**Set problem**
Below are some entries. Transcribe the lines from the one holding "Output the Python" to the one holding "colors = ['#8f8f8f', '#000000']", inclusive, but not the pictures among them.
= = = =
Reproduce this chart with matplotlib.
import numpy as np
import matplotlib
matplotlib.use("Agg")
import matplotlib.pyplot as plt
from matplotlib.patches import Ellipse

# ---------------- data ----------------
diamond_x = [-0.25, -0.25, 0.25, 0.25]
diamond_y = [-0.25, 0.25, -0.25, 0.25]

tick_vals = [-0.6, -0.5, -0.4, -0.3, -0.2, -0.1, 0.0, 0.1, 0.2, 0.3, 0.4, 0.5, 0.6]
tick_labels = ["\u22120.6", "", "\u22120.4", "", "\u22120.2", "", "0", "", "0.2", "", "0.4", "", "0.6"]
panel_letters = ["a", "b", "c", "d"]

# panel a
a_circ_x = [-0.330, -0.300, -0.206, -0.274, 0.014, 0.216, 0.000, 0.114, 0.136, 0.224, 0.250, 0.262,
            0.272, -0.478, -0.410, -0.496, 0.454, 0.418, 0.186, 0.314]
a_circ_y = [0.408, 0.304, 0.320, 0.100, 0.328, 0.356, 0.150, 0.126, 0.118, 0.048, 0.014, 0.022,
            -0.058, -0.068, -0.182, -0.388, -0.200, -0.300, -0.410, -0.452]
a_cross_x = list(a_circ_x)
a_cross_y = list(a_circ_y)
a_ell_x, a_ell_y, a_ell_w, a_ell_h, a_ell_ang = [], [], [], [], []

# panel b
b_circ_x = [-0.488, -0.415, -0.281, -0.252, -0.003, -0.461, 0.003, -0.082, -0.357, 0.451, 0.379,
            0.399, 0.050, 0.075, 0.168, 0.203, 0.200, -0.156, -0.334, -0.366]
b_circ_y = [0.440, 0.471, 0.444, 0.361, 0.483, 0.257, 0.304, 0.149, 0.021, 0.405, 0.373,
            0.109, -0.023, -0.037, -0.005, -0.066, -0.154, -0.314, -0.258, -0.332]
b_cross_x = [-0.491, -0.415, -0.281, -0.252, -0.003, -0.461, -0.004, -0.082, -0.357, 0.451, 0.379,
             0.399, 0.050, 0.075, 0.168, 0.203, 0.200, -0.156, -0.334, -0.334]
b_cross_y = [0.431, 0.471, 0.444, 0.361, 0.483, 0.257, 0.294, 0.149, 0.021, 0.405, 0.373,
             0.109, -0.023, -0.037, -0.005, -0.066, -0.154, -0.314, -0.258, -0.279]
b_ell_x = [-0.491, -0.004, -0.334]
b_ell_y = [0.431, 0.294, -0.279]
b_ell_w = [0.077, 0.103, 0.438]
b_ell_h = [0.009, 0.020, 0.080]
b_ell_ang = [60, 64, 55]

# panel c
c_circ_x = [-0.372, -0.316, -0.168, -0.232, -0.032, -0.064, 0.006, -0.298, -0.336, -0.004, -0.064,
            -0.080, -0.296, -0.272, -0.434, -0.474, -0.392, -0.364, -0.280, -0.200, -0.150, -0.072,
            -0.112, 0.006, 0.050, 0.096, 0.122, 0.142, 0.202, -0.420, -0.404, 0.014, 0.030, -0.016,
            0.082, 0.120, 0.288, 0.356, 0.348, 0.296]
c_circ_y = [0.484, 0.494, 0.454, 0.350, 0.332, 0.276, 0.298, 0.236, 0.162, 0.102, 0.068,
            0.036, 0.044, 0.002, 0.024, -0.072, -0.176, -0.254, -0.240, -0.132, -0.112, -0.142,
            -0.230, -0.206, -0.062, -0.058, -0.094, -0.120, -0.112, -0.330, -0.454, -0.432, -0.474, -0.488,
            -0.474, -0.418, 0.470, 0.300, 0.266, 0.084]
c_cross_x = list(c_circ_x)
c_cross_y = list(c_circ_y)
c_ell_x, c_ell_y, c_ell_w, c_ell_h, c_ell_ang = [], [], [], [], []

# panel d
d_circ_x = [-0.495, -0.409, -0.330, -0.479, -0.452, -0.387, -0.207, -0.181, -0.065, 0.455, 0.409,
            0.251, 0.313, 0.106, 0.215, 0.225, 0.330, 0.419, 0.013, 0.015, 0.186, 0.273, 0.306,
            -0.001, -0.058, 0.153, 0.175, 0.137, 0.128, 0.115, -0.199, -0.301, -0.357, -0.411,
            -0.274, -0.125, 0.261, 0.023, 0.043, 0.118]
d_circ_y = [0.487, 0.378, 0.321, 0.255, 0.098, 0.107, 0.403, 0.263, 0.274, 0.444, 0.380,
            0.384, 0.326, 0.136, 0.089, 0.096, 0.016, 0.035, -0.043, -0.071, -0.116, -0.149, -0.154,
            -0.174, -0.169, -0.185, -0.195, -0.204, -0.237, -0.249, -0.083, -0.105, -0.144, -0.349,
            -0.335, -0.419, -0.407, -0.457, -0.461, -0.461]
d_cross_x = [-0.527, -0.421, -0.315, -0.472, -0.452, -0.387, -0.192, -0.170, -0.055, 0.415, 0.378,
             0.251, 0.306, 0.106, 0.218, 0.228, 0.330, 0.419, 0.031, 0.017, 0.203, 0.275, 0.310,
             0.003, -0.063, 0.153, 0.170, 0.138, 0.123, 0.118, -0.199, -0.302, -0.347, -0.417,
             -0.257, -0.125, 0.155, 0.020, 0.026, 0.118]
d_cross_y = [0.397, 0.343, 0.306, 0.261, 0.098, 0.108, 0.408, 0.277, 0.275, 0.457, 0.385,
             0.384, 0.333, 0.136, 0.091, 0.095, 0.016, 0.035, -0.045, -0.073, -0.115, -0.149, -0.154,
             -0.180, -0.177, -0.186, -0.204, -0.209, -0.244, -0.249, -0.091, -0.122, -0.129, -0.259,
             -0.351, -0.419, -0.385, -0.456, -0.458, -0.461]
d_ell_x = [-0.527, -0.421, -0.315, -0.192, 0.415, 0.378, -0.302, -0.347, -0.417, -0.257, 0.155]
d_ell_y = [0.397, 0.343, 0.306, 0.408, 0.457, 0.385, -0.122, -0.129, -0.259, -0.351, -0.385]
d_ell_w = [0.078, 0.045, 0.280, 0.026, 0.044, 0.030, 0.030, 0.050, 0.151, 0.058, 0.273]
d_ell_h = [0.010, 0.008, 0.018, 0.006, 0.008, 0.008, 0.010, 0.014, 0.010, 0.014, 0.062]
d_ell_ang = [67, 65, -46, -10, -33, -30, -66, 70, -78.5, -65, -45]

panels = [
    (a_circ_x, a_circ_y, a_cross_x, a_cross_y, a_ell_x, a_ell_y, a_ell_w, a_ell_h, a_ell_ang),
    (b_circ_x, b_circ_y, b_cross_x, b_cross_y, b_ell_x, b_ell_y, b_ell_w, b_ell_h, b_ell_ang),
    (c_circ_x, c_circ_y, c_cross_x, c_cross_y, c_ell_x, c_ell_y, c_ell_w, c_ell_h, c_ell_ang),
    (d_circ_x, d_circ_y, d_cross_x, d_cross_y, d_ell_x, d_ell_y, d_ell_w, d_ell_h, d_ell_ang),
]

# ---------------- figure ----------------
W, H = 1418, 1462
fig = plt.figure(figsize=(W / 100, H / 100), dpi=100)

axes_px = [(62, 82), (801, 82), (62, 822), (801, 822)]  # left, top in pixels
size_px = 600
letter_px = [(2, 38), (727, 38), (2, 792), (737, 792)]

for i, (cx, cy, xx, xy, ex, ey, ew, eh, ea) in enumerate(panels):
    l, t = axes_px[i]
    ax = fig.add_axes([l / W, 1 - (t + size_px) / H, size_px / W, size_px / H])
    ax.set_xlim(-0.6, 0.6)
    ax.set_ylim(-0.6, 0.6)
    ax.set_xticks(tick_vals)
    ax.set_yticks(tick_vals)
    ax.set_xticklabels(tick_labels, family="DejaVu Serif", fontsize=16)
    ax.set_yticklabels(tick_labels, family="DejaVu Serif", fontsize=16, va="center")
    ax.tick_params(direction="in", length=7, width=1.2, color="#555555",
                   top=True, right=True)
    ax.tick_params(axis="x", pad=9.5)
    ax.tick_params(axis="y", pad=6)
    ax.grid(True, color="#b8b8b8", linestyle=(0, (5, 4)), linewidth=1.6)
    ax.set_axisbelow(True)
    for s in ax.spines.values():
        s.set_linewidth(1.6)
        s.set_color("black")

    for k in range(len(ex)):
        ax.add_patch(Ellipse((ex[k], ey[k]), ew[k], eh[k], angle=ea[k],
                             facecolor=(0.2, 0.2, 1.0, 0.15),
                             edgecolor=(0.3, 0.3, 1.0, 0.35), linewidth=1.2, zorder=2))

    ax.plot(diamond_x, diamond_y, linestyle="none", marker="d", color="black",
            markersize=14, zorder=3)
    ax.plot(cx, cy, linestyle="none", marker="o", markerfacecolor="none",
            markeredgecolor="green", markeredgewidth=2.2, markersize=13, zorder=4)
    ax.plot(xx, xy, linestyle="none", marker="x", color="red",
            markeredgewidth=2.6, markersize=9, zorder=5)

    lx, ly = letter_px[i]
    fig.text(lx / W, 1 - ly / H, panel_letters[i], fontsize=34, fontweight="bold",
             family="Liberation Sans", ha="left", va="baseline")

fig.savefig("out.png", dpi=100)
= = = =
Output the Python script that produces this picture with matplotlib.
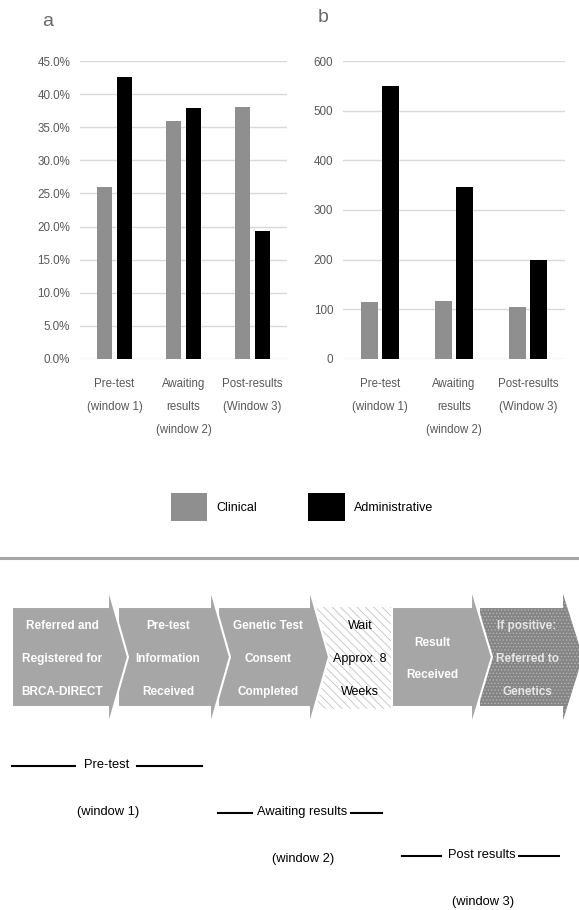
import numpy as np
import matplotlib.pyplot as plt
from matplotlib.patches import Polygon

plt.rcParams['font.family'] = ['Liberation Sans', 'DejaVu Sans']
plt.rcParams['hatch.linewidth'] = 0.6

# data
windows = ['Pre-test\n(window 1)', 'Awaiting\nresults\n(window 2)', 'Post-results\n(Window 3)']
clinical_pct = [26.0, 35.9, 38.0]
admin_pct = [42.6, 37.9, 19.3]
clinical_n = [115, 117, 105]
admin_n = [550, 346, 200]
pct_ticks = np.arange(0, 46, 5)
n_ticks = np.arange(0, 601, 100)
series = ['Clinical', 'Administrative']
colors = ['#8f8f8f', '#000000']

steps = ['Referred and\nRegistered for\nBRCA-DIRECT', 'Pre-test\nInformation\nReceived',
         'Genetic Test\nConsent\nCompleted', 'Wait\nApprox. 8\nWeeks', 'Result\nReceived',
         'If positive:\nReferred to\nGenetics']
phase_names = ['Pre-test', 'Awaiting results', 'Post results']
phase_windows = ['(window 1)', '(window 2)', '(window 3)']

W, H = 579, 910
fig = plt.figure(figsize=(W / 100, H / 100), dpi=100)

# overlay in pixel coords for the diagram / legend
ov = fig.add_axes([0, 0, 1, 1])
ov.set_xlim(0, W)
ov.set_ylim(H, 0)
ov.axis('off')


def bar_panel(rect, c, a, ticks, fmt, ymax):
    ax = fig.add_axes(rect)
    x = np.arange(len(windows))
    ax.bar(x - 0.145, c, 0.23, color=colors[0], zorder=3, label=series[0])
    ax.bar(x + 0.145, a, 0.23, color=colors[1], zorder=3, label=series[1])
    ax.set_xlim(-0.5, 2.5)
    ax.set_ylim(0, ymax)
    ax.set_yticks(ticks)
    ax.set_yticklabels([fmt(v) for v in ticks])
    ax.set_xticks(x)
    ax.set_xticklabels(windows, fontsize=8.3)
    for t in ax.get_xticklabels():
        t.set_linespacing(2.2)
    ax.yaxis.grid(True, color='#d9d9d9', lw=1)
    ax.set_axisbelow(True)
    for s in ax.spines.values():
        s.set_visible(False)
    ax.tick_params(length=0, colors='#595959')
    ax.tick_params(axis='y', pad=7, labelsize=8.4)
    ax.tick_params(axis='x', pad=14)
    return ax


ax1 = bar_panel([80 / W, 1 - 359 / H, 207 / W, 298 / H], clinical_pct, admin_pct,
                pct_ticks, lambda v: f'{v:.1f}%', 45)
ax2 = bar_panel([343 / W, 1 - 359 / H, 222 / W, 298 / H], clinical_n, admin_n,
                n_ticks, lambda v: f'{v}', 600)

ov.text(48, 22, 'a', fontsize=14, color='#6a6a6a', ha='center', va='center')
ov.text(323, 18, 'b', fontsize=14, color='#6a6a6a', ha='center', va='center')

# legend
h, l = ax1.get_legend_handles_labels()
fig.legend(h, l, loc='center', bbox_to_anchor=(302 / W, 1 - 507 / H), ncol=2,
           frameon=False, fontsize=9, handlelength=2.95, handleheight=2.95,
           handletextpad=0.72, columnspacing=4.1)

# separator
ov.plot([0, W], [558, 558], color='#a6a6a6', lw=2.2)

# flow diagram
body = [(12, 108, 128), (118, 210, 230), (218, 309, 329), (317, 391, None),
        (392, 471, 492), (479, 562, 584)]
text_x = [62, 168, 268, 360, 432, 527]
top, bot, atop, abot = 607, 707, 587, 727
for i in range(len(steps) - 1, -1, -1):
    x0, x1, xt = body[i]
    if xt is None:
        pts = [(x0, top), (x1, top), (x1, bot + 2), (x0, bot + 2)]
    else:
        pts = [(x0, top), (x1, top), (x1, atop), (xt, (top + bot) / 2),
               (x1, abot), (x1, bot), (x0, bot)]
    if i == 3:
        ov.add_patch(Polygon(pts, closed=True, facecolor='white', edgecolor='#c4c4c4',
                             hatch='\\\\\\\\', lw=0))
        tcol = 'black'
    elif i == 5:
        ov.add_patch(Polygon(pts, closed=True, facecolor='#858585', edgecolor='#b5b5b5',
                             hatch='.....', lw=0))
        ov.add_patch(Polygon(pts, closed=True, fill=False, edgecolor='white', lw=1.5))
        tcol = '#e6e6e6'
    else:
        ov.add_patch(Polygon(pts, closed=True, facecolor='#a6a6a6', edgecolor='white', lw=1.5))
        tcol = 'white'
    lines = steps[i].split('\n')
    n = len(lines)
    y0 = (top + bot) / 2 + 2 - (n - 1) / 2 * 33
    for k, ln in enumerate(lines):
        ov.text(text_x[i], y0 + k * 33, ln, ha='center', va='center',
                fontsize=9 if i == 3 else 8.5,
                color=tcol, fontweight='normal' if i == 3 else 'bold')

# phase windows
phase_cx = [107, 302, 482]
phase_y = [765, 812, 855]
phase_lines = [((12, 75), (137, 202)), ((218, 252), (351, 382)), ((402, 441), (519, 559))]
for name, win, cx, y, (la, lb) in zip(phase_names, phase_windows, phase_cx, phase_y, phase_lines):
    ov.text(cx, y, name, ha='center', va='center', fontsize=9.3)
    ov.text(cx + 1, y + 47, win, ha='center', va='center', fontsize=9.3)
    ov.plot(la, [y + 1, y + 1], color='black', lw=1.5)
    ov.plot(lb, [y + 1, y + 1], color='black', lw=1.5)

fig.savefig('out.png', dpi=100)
= = = =
**Written response**
Output the Python script that produces this picture with matplotlib.
import numpy as np
import matplotlib.pyplot as plt
from matplotlib.patches import Polygon

plt.rcParams['font.family'] = ['Liberation Sans', 'DejaVu Sans']
plt.rcParams['hatch.linewidth'] = 0.6

# data
windows = ['Pre-test\n(window 1)', 'Awaiting\nresults\n(window 2)', 'Post-results\n(Window 3)']
clinical_pct = [26.0, 35.9, 38.0]
admin_pct = [42.6, 37.9, 19.3]
clinical_n = [115, 117, 105]
admin_n = [550, 346, 200]
pct_ticks = np.arange(0, 46, 5)
n_ticks = np.arange(0, 601, 100)
series = ['Clinical', 'Administrative']
colors = ['#8f8f8f', '#000000']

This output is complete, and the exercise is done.